If you receive a message claiming to be from your bank or a payment provider asking you to install an app or “verify” your card by tapping it on your phone, treat it as suspicious. Genuine providers won’t ask you to install an app via a text link or to “scan” your card into an app you’ve just downloaded from a message. Go directly to the official app store or the bank’s website to check any requests, and contact the organization using verified contact details, not the numbers
or links in the message.
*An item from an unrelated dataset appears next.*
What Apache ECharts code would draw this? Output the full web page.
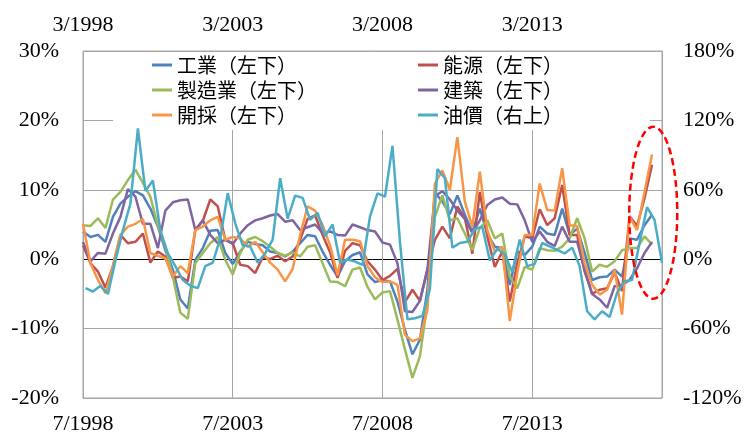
<!DOCTYPE html>
<html>
<head>
<meta charset="utf-8">
<script src="https://cdn.jsdelivr.net/npm/echarts@6/dist/echarts.min.js"></script>
<style>
  html, body { margin: 0; padding: 0; background: #fff; }
  #chart { width: 747px; height: 436px; }
</style>
</head>
<body>
<div id="chart"></div>
<script>
// Quarterly observation dates ("YYYY/M")
function quarterDates(year, month, count) {
  const out = [];
  for (let k = 0; k < count; k++) {
    out.push(year + '/' + month);
    month += 3;
    if (month > 12) { month -= 12; year += 1; }
  }
  return out;
}
const industryDates = quarterDates(1998, 7, 77); // 1998/7 .. 2017/7 (bottom axis)
const oilDates = quarterDates(1998, 4, 78);      // 1998/4 .. 2017/7 (top axis)

const bottomTickLabels = ['7/1998', '7/2003', '7/2008', '7/2013'];
const topTickLabels = ['3/1998', '3/2003', '3/2008', '3/2013'];

const seriesNames = ['工業（左下）', '能源（左下）', '製造業（左下）', '建築（左下）', '開採（左下）', '油價（右上）'];

// Year-over-year growth, %
const industrial = [4.0,3.2,3.5,2.5,6.1,8.0,9.0,9.8,9.2,7.3, 4.7,1.3,-1.5,-5.8,-7.1,-0.1,1.6,4.1,4.2,0.9,
  -0.7,1.1,2.5,2.2,2.0,1.1,0.9,0.4,1.1,2.3, 3.5,3.3,1.1,-0.8,-2.5,-0.3,0.6,1.0,-2.2,-3.3,
  -3.0,-3.2,-6.1,-10.2,-13.7,-11.6,-4.4,9.6,8.3,6.5, 9.2,6.4,3.9,7.3,3.7,1.8,1.6,-3.7,1.1,0.6,
  1.8,4.7,3.7,3.5,7.3,3.5,4.4,0.9,-3.0,-2.6, -2.5,-1.5,-2.5,3.0,2.8,4.9,6.4];
const energy = [2.0,-0.6,-1.8,-4.1,-1.0,3.5,2.3,2.5,3.7,-0.5, 1.1,0.4,-2.7,-2.5,-3.2,4.2,5.5,8.6,7.6,2.8,
  2.3,-0.8,-1.0,-2.0,0.3,0.0,0.5,-0.3,0.4,2.8, 5.8,6.3,3.5,1.0,-2.7,1.2,2.3,2.0,-0.3,-1.5,
  -3.0,-2.4,-1.4,-6.2,-4.4,-6.0,-1.5,2.8,4.7,3.0, 7.6,5.9,0.8,9.7,3.3,-1.1,1.1,-6.1,-0.6,3.3,
  3.0,7.2,4.9,5.9,10.7,3.5,3.5,-1.8,-5.0,-4.4, -4.2,-1.9,-4.6,6.2,4.8,8.8,13.6];
const manufacturing = [4.9,4.8,5.9,4.5,8.6,9.7,11.4,12.9,11.0,9.0, 4.8,1.8,-2.5,-7.7,-8.6,-0.6,0.9,2.3,3.2,-0.1,
  -2.2,0.9,2.8,3.2,2.6,1.8,0.9,0.5,1.0,0.4, 1.8,2.0,-0.6,-3.2,-3.3,-3.9,-1.5,-1.2,-4.0,-5.8,
  -4.8,-4.6,-8.7,-13.0,-17.1,-14.0,-6.3,6.1,9.2,5.6, 5.9,3.7,1.3,4.5,5.6,3.0,3.7,-2.5,-4.2,-1.1,
  -1.5,1.6,1.3,1.2,1.8,3.0,5.9,3.0,-1.8,-0.8, -1.1,-0.3,1.3,1.6,1.6,3.3,2.1];
const construction = [2.5,-0.3,0.9,0.8,3.7,6.1,10.1,9.0,5.1,5.1, 1.6,7.0,8.2,8.5,8.6,4.2,5.6,3.5,2.3,2.8,
  2.2,3.7,4.9,5.6,5.9,6.3,6.5,5.4,5.6,4.2, 4.6,5.0,3.8,4.0,3.5,3.4,5.0,4.6,4.2,4.0,
  2.4,2.1,-0.6,-7.5,-7.6,-6.0,-1.5,9.1,9.8,8.6, 7.0,5.8,3.8,5.6,7.8,8.6,8.9,8.0,7.9,5.6,
  2.5,4.0,2.5,1.9,4.7,2.5,2.5,-1.5,-5.0,-5.8, -7.0,-3.9,-3.7,-3.0,-1.3,0.9,2.5];
const mining = [5.1,-0.6,-3.0,-4.9,-1.0,3.5,4.7,5.1,5.8,0.9, 0.5,0.1,-2.5,-1.0,-2.0,4.2,4.7,5.6,6.1,2.8,
  3.2,3.0,1.8,2.5,1.0,-0.5,-1.5,-3.2,-1.4,3.5, 7.6,7.0,4.9,2.0,-2.3,2.8,2.8,2.6,-1.0,-2.6,
  -3.3,-3.2,-3.7,-10.9,-11.8,-11.4,-7.3,10.9,12.8,10.0, 17.6,8.3,4.7,12.6,4.2,1.1,1.8,-8.9,-2.0,3.5,
  3.5,10.9,7.1,7.0,13.1,4.9,4.8,-0.6,-3.7,-5.1, -4.4,-1.5,-8.0,6.1,4.2,9.7,15.1];
const oilPrice = [-25,-28,-23,-30,-1,25,48,113,59,68, 25,5,-6,-18,-23,-25,-6,-3,18,57,
  31,12,11,-3,5,17,70,35,55,53, 34,40,20,30,-3,0,-2,-5,37,57,
  54,98,15,-52,-51,-49,-26,78,70,10, 14,15,26,28,-1,9,4,-11,17,-6,
  -4,14,11,8,5,10,-6,-45,-52,-45, -50,-29,-19,-18,14,45,34,-3];

const colors = ['#4F81BD', '#C0504D', '#9BBB59', '#8064A2', '#F79646', '#4BACC6'];

// months elapsed since an axis origin
function monthsFrom(dateStr, originYear, originMonth) {
  const [y, m] = dateStr.split('/').map(Number);
  return (y - originYear) * 12 + (m - originMonth);
}
function pairs(dates, values, oy, om) {
  return values.map((v, k) => [monthsFrom(dates[k], oy, om), v]);
}

const serifFont = 'Liberation Serif';
const gridGray = '#a6a6a6';

function lineSeries(name, values, idx) {
  return {
    name: name, type: 'line', xAxisIndex: 0, yAxisIndex: 0,
    data: pairs(industryDates, values, 1998, 7),
    symbol: 'none', lineStyle: { width: 2.5, color: colors[idx] }, itemStyle: { color: colors[idx] },
    animation: false
  };
}

const chart = echarts.init(document.getElementById('chart'), null, { renderer: 'canvas' });

const legendText = { fontFamily: 'Noto Sans CJK TC', fontSize: 20, color: '#000' };
const legendBase = {
  orient: 'vertical', top: 55, itemGap: 5, itemWidth: 20, itemHeight: 3, icon: 'rect',
  padding: 0, selectedMode: false, textStyle: legendText
};

chart.setOption({
  animation: false,
  grid: { left: 83, right: 85, top: 51, bottom: 38, show: true, borderColor: gridGray, borderWidth: 1 },
  legend: [
    Object.assign({}, legendBase, { left: 152, data: [seriesNames[0], seriesNames[2], seriesNames[4]] }),
    Object.assign({}, legendBase, { left: 418, data: [seriesNames[1], seriesNames[3], seriesNames[5]] })
  ],
  xAxis: [
    {
      type: 'value', position: 'bottom', min: 0, max: 232, interval: 60,
      axisLine: { show: false, onZero: false }, axisTick: { show: false },
      axisLabel: {
        margin: 15, fontFamily: serifFont, fontSize: 22, color: '#000', showMaxLabel: false,
        formatter: v => (v % 60 === 0 && bottomTickLabels[v / 60]) ? bottomTickLabels[v / 60] : ''
      },
      splitLine: { show: true, lineStyle: { color: gridGray, width: 1 } }
    },
    {
      type: 'value', position: 'top', min: 0, max: 232, interval: 60,
      axisLine: { show: false, onZero: false }, axisTick: { show: false },
      axisLabel: {
        margin: 15, fontFamily: serifFont, fontSize: 22, color: '#000', showMaxLabel: false,
        formatter: v => (v % 60 === 0 && topTickLabels[v / 60]) ? topTickLabels[v / 60] : ''
      },
      splitLine: { show: false }
    }
  ],
  yAxis: [
    {
      type: 'value', position: 'left', min: -20, max: 30, interval: 10,
      axisLine: { show: false, onZero: false }, axisTick: { show: false },
      axisLabel: { margin: 24, fontFamily: serifFont, fontSize: 22, color: '#000', formatter: '{value}%' },
      splitLine: { show: true, lineStyle: { color: [gridGray, gridGray, '#000', gridGray, gridGray, gridGray], width: 1 } }
    },
    {
      type: 'value', position: 'right', min: -120, max: 180, interval: 60,
      axisLine: { show: false, onZero: false }, axisTick: { show: false },
      axisLabel: { margin: 21, fontFamily: serifFont, fontSize: 22, color: '#000', formatter: '{value}%' },
      splitLine: { show: false }
    }
  ],
  graphic: [
    { id: 'legendBox', type: 'rect', z: 1, shape: { x: 113, y: 52, width: 537, height: 78 }, style: { fill: '#fff' } }
  ],
  series: [
    lineSeries(seriesNames[0], industrial, 0),
    lineSeries(seriesNames[1], energy, 1),
    lineSeries(seriesNames[2], manufacturing, 2),
    lineSeries(seriesNames[3], construction, 3),
    lineSeries(seriesNames[4], mining, 4),
    {
      name: seriesNames[5], type: 'line', xAxisIndex: 1, yAxisIndex: 1,
      data: pairs(oilDates, oilPrice, 1998, 3),
      symbol: 'none', lineStyle: { width: 2.5, color: colors[5] }, itemStyle: { color: colors[5] },
      animation: false
    }
  ]
});

// dashed ellipse around the latest readings
const c = chart.convertToPixel({ xAxisIndex: 0, yAxisIndex: 0 }, [228.5, 6.7]);
chart.setOption({
  graphic: [
    { id: 'legendBox', type: 'rect', z: 1, shape: { x: 113, y: 52, width: 537, height: 78 }, style: { fill: '#fff' } },
    { id: 'highlight', type: 'ellipse', z: 10, shape: { cx: c[0], cy: c[1], rx: 24, ry: 86 },
      style: { fill: 'none', stroke: '#ff0000', lineWidth: 2.5, lineDash: [7, 4] } }
  ]
});
</script>
</body>
</html>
If you’ve already responded to a suspicious message, NCSC’s step-by-step advice covers changing reused passwords, scanning your device, and reporting the incident so authorities can act quickly.
For banks, card issuers, and merchants, raising customer awareness about smishing and vishing is essential, but it’s only one layer. Strengthen fraud monitoring for patterns that betray these schemes—for example, rapid card enrolments into mobile wallets or bursts of transactions occurring in quick succession across widely separated locations—and tighten merchant vetting, especially for POS terminals, to make it harder for criminals to cash out. Align your mobile security posture with NCSC’s Android guidance by enforcing updates, restricting app sources, logging and monitoring devices, and using managed app catalogues rather than allowing unvetted installations. These steps help detect malicious apps and abnormal device behaviour early, reducing both the scale and the success rate of tap-to-pay fraud.
Staying sceptical of unexpected messages, reporting them promptly, and keeping devices locked down are the most effective first lines of defence for the public. For organizations, combining customer education with robust device management and fraud analytics—guided by NCSC’s recommendations—will markedly improve resilience against this fast-moving threat.